Ketentuan yang berkaitan dengan data pribadi saat ini tersebar dalam sejumlah regulasi seperti PP NO.82 Tahun 2012 tentang Penyelenggaraan Sistem dan Transaksi Elektronik dan Peraturan Menteri Kominfo No.20 Tahun 2016 tentang Perlindungan Data Pribadi Dalam Sistem Elektronik. Menurut Fadhli, tersebarnya regulasi perlindungan pribadi membuat pengaturannya saling tumpang tindih.

 

UU Perlindungan Data Pribadi sangat penting karena banyak kasus bocornya data pribadi dan disalahgunakan.
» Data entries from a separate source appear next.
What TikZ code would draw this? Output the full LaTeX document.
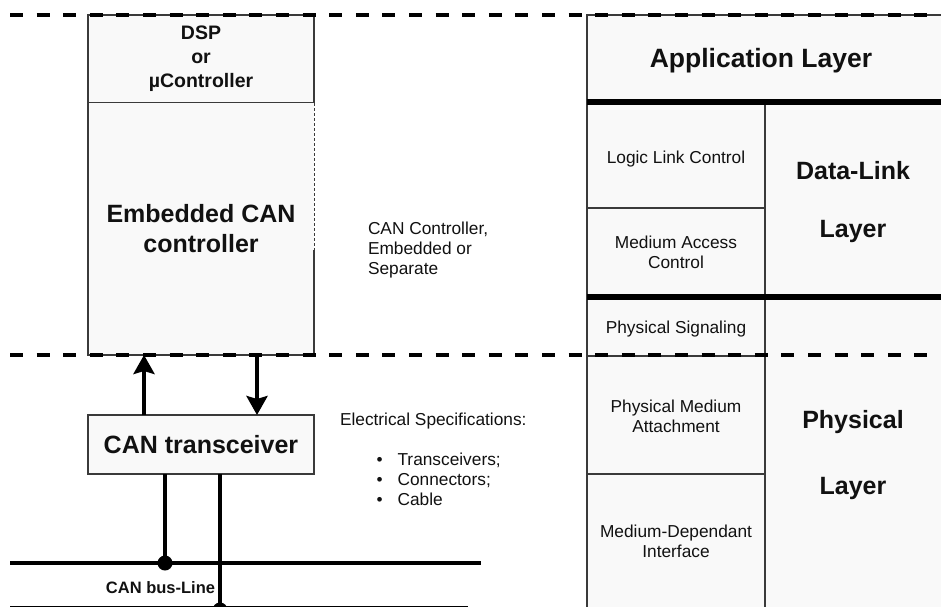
\documentclass[tikz,border=0pt]{standalone}
\usepackage{fontspec}
\setmainfont{Liberation Sans}
\usetikzlibrary{arrows.meta}
\definecolor{cellfill}{HTML}{F9F9F9}
\definecolor{edge}{HTML}{3A3A3A}
\definecolor{ink}{HTML}{111111}

\begin{document}
\begin{tikzpicture}[x=1pt,y=-1pt,
  edgeline/.style={draw=edge,line width=1.3pt},
  sepline/.style={draw=black,line width=6pt},
  layerdash/.style={draw=black,line width=4pt,dash pattern=on 13pt off 13.6pt},
  wire/.style={draw=black,line width=4pt},
  flow/.style={draw=black,line width=4pt,-{Stealth[length=19pt,width=21pt,inset=3pt]}},
  bigbold/.style={font=\fontsize{25}{30}\selectfont\bfseries,text=ink},
  titlebold/.style={font=\fontsize{26.5}{30}\selectfont\bfseries,text=ink},
  midbold/.style={font=\fontsize{19.5}{24}\selectfont\bfseries,text=ink},
  smallbold/.style={font=\fontsize{16.5}{20}\selectfont\bfseries,text=ink},
  smalltxt/.style={font=\fontsize{17.3}{20}\selectfont,text=ink},
  lbl/.style={inner sep=0pt,outer sep=0pt,align=center},
  box/.style={fill=cellfill,inner sep=0pt,outer sep=0pt,minimum width=226pt,align=center},
]
\useasboundingbox (0,0) rectangle (941,606);
\clip (0,0) rectangle (941,606);

% ---------- OSI layer table on the right ----------
\fill[cellfill] (587,15) rectangle (945,612);
\draw[edgeline] (945,15) -- (587,15) -- (587,612);
\draw[edgeline] (765,102) -- (765,612);
\draw[edgeline] (587,208) -- (765,208);
\draw[edgeline] (587,356) -- (765,356);
\draw[edgeline] (587,474) -- (765,474);
\draw[sepline] (587,102) -- (945,102);
\draw[sepline] (587,297) -- (945,297);

\node[lbl,titlebold,anchor=base] (app) at (761,67) {Application Layer};
\node[lbl,smalltxt,anchor=base] (llc) at (676,163) {Logic Link Control};
\node[lbl,smalltxt] (mac) at (676,252.5) {Medium Access\\Control};
\node[lbl,smalltxt,anchor=base] (phs) at (676,333) {Physical Signaling};
\node[lbl,smalltxt] (pma) at (676,416.5) {Physical Medium\\Attachment};
\node[lbl,smalltxt] (mdi) at (676,541.5) {Medium-Dependant\\Interface};
\node[lbl,bigbold,anchor=base] (dl1) at (853,179) {Data-Link};
\node[lbl,bigbold,anchor=base] (dl2) at (853,237) {Layer};
\node[lbl,bigbold,anchor=base] (ph1) at (853,428) {Physical};
\node[lbl,bigbold,anchor=base] (ph2) at (853,494) {Layer};

% ---------- controller stack on the left ----------
\node[box,draw=edge,line width=1.3pt,minimum height=88pt,midbold] (dsp) at (201,59)
  {DSP\\or\\µController};
\node[box,minimum height=252pt,bigbold] (ecan) at (201,229)
  {Embedded CAN\\controller};
\coordinate (ecut) at (314,250);
\draw[edgeline] (ecut) -- (ecan.south east) -- (ecan.south west) -- (ecan.north west);
\draw[draw=edge,line width=1pt,dash pattern=on 3pt off 2pt] (ecan.north east) -- (ecut);

\node[box,draw=edge,line width=1.3pt,minimum height=59pt,bigbold] (xcvr) at (201,444.5)
  {CAN transceiver};

% ---------- side notes ----------
\node[lbl,smalltxt,align=left,anchor=west] (ctrlnote) at (368,250.5)
  {CAN Controller,\\Embedded or\\Separate};
\node[lbl,smalltxt,anchor=base west] (elechead) at (340,425) {Electrical Specifications:};
\node[lbl,smalltxt,align=left,anchor=west] (eleclist) at (376.5,479)
  {\textbullet\hspace{15pt}Transceivers;\\\textbullet\hspace{15pt}Connectors;\\\textbullet\hspace{15pt}Cable};

% ---------- layer boundaries ----------
\coordinate (topL) at (10,15);
\coordinate (topR) at (941,15);
\coordinate (midL) at (10,355);
\coordinate (midR) at (941,355);
\draw[layerdash] (topL) -- (topR);
\draw[layerdash] (midL) -- (midR);

% ---------- controller <-> transceiver ----------
\coordinate (upx) at (144,0);
\coordinate (dnx) at (257,0);
\draw[flow] (xcvr.north -| upx) -- (ecan.south -| upx);
\draw[flow] (ecan.south -| dnx) -- (xcvr.north -| dnx);

% ---------- bus wiring ----------
\coordinate (w1) at (165,0);
\coordinate (w2) at (220,0);
\coordinate (tap1) at (165,563);
\coordinate (tap2) at (220,610);
\coordinate (busAL) at (10,563);
\coordinate (busAR) at (481,563);
\coordinate (busBL) at (10,607.8);
\coordinate (busBR) at (468,607.8);
\draw[wire] (busAL) -- (busAR);
\draw[wire] (busBL) -- (busBR);
\draw[wire] (xcvr.south -| w1) -- (tap1);
\draw[wire] (xcvr.south -| w2) -- (tap2);
\fill (tap1) circle (7.5pt);
\fill (tap2) circle (7.5pt);
\node[lbl,smallbold,anchor=base] (buslbl) at (160.5,593) {CAN bus-Line};
\end{tikzpicture}
\end{document}
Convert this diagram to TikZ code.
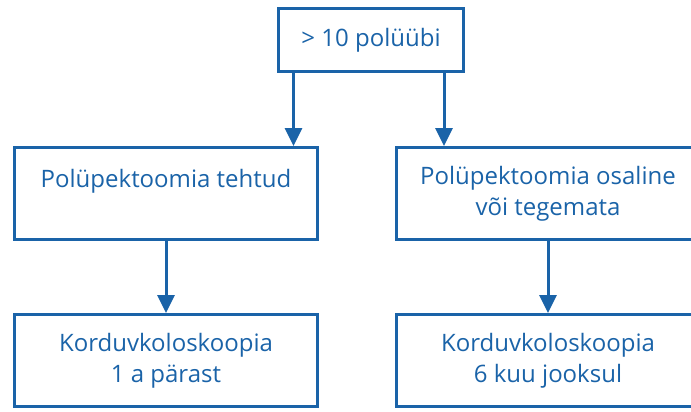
\documentclass[tikz,border=0pt]{standalone}
\usepackage{fontspec}
\setmainfont{Open Sans}
\usetikzlibrary{arrows.meta,positioning}
\definecolor{fblue}{RGB}{26,99,168}
\tikzset{
  box/.style={draw=fblue, line width=3pt, text=fblue, align=center, inner sep=0pt,
    font=\fontsize{24}{31}\selectfont},
  arr/.style={draw=fblue, line width=3pt, -{Triangle[length=18pt,width=17pt]}}
}
\begin{document}
\begin{tikzpicture}[x=1pt,y=-1pt]
\useasboundingbox (0,0) rectangle (691,412);
\clip (0,0) rectangle (691,412);
\node[box, minimum width=185pt, minimum height=63pt] (top) at (371,40) {> 10 polüübi};
\node[box, minimum width=303pt, minimum height=92pt] (m1) at (166,193.5) {Polüpektoomia tehtud\\\mbox{}};
\node[box, minimum width=303pt, minimum height=92pt] (m2) at (548,193.5) {Polüpektoomia osaline\\või tegemata};
\node[box, minimum width=303pt, minimum height=92pt] (b1) at (166,360.5) {Korduvkoloskoopia\\1 a pärast};
\node[box, minimum width=303pt, minimum height=92pt] (b2) at (548,360.5) {Korduvkoloskoopia\\6 kuu jooksul};
\coordinate (s1) at ([xshift=16.5pt]top.south west);
\coordinate (s2) at ([xshift=-21pt]top.south east);
\draw[arr] (s1) -- (s1 |- m1.north);
\draw[arr] (s2) -- (s2 |- m2.north);
\draw[arr] (m1.south) -- (b1.north);
\draw[arr] (m2.south) -- (b2.north);
\end{tikzpicture}
\end{document}
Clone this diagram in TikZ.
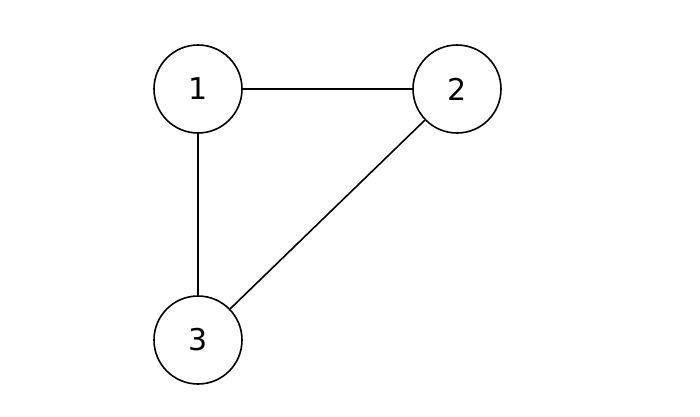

Fadhli mencontohkan aplikasi pinjaman daring menggunakan data pribadi penggunanya untuk mengintimidasi agar pengguna layanan segera melunasi pinjaman. Alih-alih menerbitkan peraturan yang memperkuat perlindungan data pribadi, pemerintah dan DPR malah mempercepat pengesahan UU Keamanan dan Ketahanan Siber pada akhir September 2019.

 

RUU ini memberi kewenangan Badan Siber dan Sandi Negara (BSSN) untuk mengawasi lalu lintas data internet di Indonesia. Tapi RUU itu tidak mengatur mekanisme pengawasan yang jelas terkait pelaksanaan wewenang tersebut. “Ketentuan ini rentan disalahgunakan oleh negara sebagai alat mata-mata massal terhadap warga negara Indonesia (sendiri),” tuturnya.

 

Ingkar janji

Deputi Koordinator KontraS, Feri Kusuma, mencatat dalam 5 tahun pemerintahan Jokowi-JK tidak ada satu pun kasus pelanggaran HAM berat masa lalu yang tuntas. Berbeda dengan janji yang tertuang dalam Nawacita dimana berbagai kasus pelanggaran HAM berat masa lalu akan dituntaskan secara berkeadilan. “Presiden Jokowi ingkar janji dan gagal menuntaskan kasus pelanggaran HAM berat,” tegasnya.

 

Feri mengusulkan agar Presiden Jokowi memilih Jaksa Agung yang mau menindaklanjuti hasil penyelidikan Komnas HAM terhadap sejumlah kasus pelanggaran HAM berat. Mengulang pernyataan yang pernah diucapkan Presiden Jokowi, Feri menyebut kasus pelanggaran HAM berat merupakan beban sosial dan politik bangsa.